* Recorded data

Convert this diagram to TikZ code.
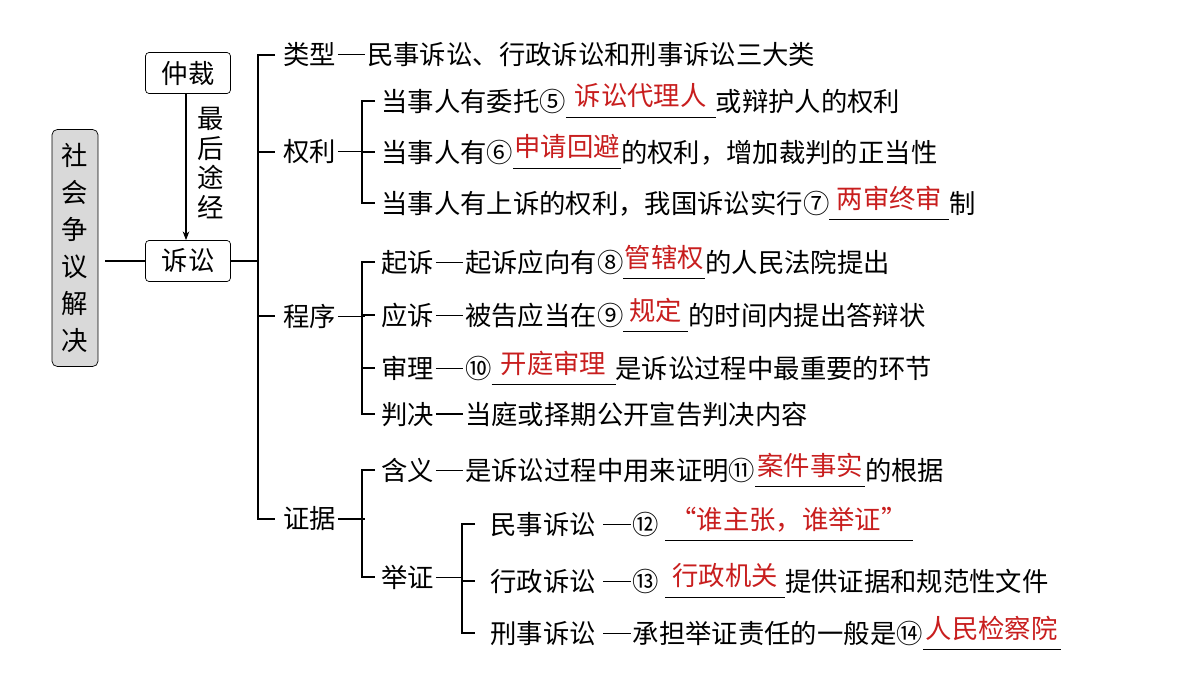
\documentclass[tikz,border=0pt]{standalone}
\usepackage{fontspec}
\setmainfont{Noto Sans CJK SC}
\usetikzlibrary{arrows.meta}
\newcommand\ans[2]{\rlap{\rule[-4pt]{#1}{0.6pt}}\makebox[#1]{\raisebox{3pt}{\color{ansred}#2}}}
\newcommand\dd{\kern1pt\rule[0.36em]{1.05em}{0.6pt}\kern1pt}
\definecolor{ansred}{RGB}{200,30,30}
\begin{document}
\begin{tikzpicture}[x=0.02cm,y=-0.02cm,
  every node/.style={font=\fontsize{15pt}{18pt}\selectfont,inner sep=0pt},
  txt/.style={anchor=west},
  box/.style={draw,rounded corners=2pt,minimum width=1.7cm,minimum height=0.82cm,inner sep=0pt},
  ln/.style={line width=0.6pt}]
\useasboundingbox (0,0) rectangle (1200,676);
\node[draw,fill=gray!30,rounded corners=3pt,minimum width=0.92cm,minimum height=4.74cm,align=center,font=\fontsize{15pt}{21pt}\selectfont] (soc) at (75,248) {社\\会\\争\\议\\解\\决};
\node[box] (zc) at (188,73) {仲裁};
\node[box] (ss) at (188,261) {诉讼};
\draw[ln,-{Stealth[length=5pt]}] (zc.south -| 186,0) -- (ss.north -| 186,0);
\node[align=center,font=\fontsize{15pt}{17pt}\selectfont] (zhj) at (211,163) {最\\后\\途\\经};
\draw[ln] (105,261) coordinate (a0) -- (ss.west);
\coordinate (b1) at (258,261);
\draw[ln] (ss.east) -- (b1);
\draw[ln] (275,55) -- (258,55) -- (258,519) -- (275,519);
\draw[ln] (258,152) -- (275,152);
\draw[ln] (258,316) -- (275,316);
\node[txt] (lx) at (283,55) {类型\dd 民事诉讼、行政诉讼和刑事诉讼三大类};
\node[txt] (ql) at (283,152) {权利\dd};
\node[txt] (cx) at (283,316) {程序\dd};
\node[txt] (zj) at (283,519) {证据\dd};
\draw[ln] (375,101) -- (362,101) -- (362,203) -- (375,203);
\draw[ln] (362,152) -- (375,152);
\node[txt] (r1) at (381,101) {当事人有委托⑤\ans{3cm}{诉讼代理人}或辩护人的权利};
\node[txt] (r2) at (381,152) {当事人有⑥\ans{2.16cm}{申请回避}的权利，增加裁判的正当性};
\node[txt] (r3) at (381,203) {当事人有上诉的权利，我国诉讼实行⑦\ans{2.4cm}{两审终审}制};
\draw[ln] (375,262) -- (362,262) -- (362,414) -- (375,414);
\draw[ln] (362,315) -- (375,315);
\draw[ln] (362,368) -- (375,368);
\node[txt] (p1) at (381,262) {起诉\dd 起诉应向有⑧\ans{1.64cm}{管辖权}的人民法院提出};
\node[txt] (p2) at (381,315) {应诉\dd 被告应当在⑨\ans{1.3cm}{规定}的时间内提出答辩状};
\node[txt] (p3) at (381,368) {审理\dd ⑩\ans{2.48cm}{开庭审理}是诉讼过程中最重要的环节};
\node[txt] (p4) at (381,414) {判决\dd 当庭或择期公开宣告判决内容};
\draw[ln] (375,470) -- (362,470) -- (362,577) -- (375,577);
\node[txt] (e1) at (381,470) {含义\dd 是诉讼过程中用来证明⑪\ans{2.2cm}{案件事实}的根据};
\node[txt] (e2) at (381,577) {举证\dd};
\draw[ln] (475,524) -- (462,524) -- (462,633) -- (475,633);
\draw[ln] (462,581) -- (475,581);
\node[txt] (f1) at (490,524) {民事诉讼 \dd ⑫ \ans{4.96cm}{“谁主张，谁举证”}};
\node[txt] (f2) at (490,581) {行政诉讼 \dd ⑬ \ans{2.4cm}{行政机关}提供证据和规范性文件};
\node[txt] (f3) at (490,633) {刑事诉讼 \dd 承担举证责任的一般是⑭\ans{2.76cm}{人民检察院}};
\end{tikzpicture}
\end{document}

* What the task asks
Every line of the data should be copied as it stands, without the images.

* Solution for this problem
Convert this diagram to TikZ code.
\documentclass[tikz,border=0pt]{standalone}
\usepackage{fontspec}
\setmainfont{Noto Sans CJK SC}
\usetikzlibrary{arrows.meta}
\newcommand\ans[2]{\rlap{\rule[-4pt]{#1}{0.6pt}}\makebox[#1]{\raisebox{3pt}{\color{ansred}#2}}}
\newcommand\dd{\kern1pt\rule[0.36em]{1.05em}{0.6pt}\kern1pt}
\definecolor{ansred}{RGB}{200,30,30}
\begin{document}
\begin{tikzpicture}[x=0.02cm,y=-0.02cm,
  every node/.style={font=\fontsize{15pt}{18pt}\selectfont,inner sep=0pt},
  txt/.style={anchor=west},
  box/.style={draw,rounded corners=2pt,minimum width=1.7cm,minimum height=0.82cm,inner sep=0pt},
  ln/.style={line width=0.6pt}]
\useasboundingbox (0,0) rectangle (1200,676);
\node[draw,fill=gray!30,rounded corners=3pt,minimum width=0.92cm,minimum height=4.74cm,align=center,font=\fontsize{15pt}{21pt}\selectfont] (soc) at (75,248) {社\\会\\争\\议\\解\\决};
\node[box] (zc) at (188,73) {仲裁};
\node[box] (ss) at (188,261) {诉讼};
\draw[ln,-{Stealth[length=5pt]}] (zc.south -| 186,0) -- (ss.north -| 186,0);
\node[align=center,font=\fontsize{15pt}{17pt}\selectfont] (zhj) at (211,163) {最\\后\\途\\经};
\draw[ln] (105,261) coordinate (a0) -- (ss.west);
\coordinate (b1) at (258,261);
\draw[ln] (ss.east) -- (b1);
\draw[ln] (275,55) -- (258,55) -- (258,519) -- (275,519);
\draw[ln] (258,152) -- (275,152);
\draw[ln] (258,316) -- (275,316);
\node[txt] (lx) at (283,55) {类型\dd 民事诉讼、行政诉讼和刑事诉讼三大类};
\node[txt] (ql) at (283,152) {权利\dd};
\node[txt] (cx) at (283,316) {程序\dd};
\node[txt] (zj) at (283,519) {证据\dd};
\draw[ln] (375,101) -- (362,101) -- (362,203) -- (375,203);
\draw[ln] (362,152) -- (375,152);
\node[txt] (r1) at (381,101) {当事人有委托⑤\ans{3cm}{诉讼代理人}或辩护人的权利};
\node[txt] (r2) at (381,152) {当事人有⑥\ans{2.16cm}{申请回避}的权利，增加裁判的正当性};
\node[txt] (r3) at (381,203) {当事人有上诉的权利，我国诉讼实行⑦\ans{2.4cm}{两审终审}制};
\draw[ln] (375,262) -- (362,262) -- (362,414) -- (375,414);
\draw[ln] (362,315) -- (375,315);
\draw[ln] (362,368) -- (375,368);
\node[txt] (p1) at (381,262) {起诉\dd 起诉应向有⑧\ans{1.64cm}{管辖权}的人民法院提出};
\node[txt] (p2) at (381,315) {应诉\dd 被告应当在⑨\ans{1.3cm}{规定}的时间内提出答辩状};
\node[txt] (p3) at (381,368) {审理\dd ⑩\ans{2.48cm}{开庭审理}是诉讼过程中最重要的环节};
\node[txt] (p4) at (381,414) {判决\dd 当庭或择期公开宣告判决内容};
\draw[ln] (375,470) -- (362,470) -- (362,577) -- (375,577);
\node[txt] (e1) at (381,470) {含义\dd 是诉讼过程中用来证明⑪\ans{2.2cm}{案件事实}的根据};
\node[txt] (e2) at (381,577) {举证\dd};
\draw[ln] (475,524) -- (462,524) -- (462,633) -- (475,633);
\draw[ln] (462,581) -- (475,581);
\node[txt] (f1) at (490,524) {民事诉讼 \dd ⑫ \ans{4.96cm}{“谁主张，谁举证”}};
\node[txt] (f2) at (490,581) {行政诉讼 \dd ⑬ \ans{2.4cm}{行政机关}提供证据和规范性文件};
\node[txt] (f3) at (490,633) {刑事诉讼 \dd 承担举证责任的一般是⑭\ans{2.76cm}{人民检察院}};
\end{tikzpicture}
\end{document}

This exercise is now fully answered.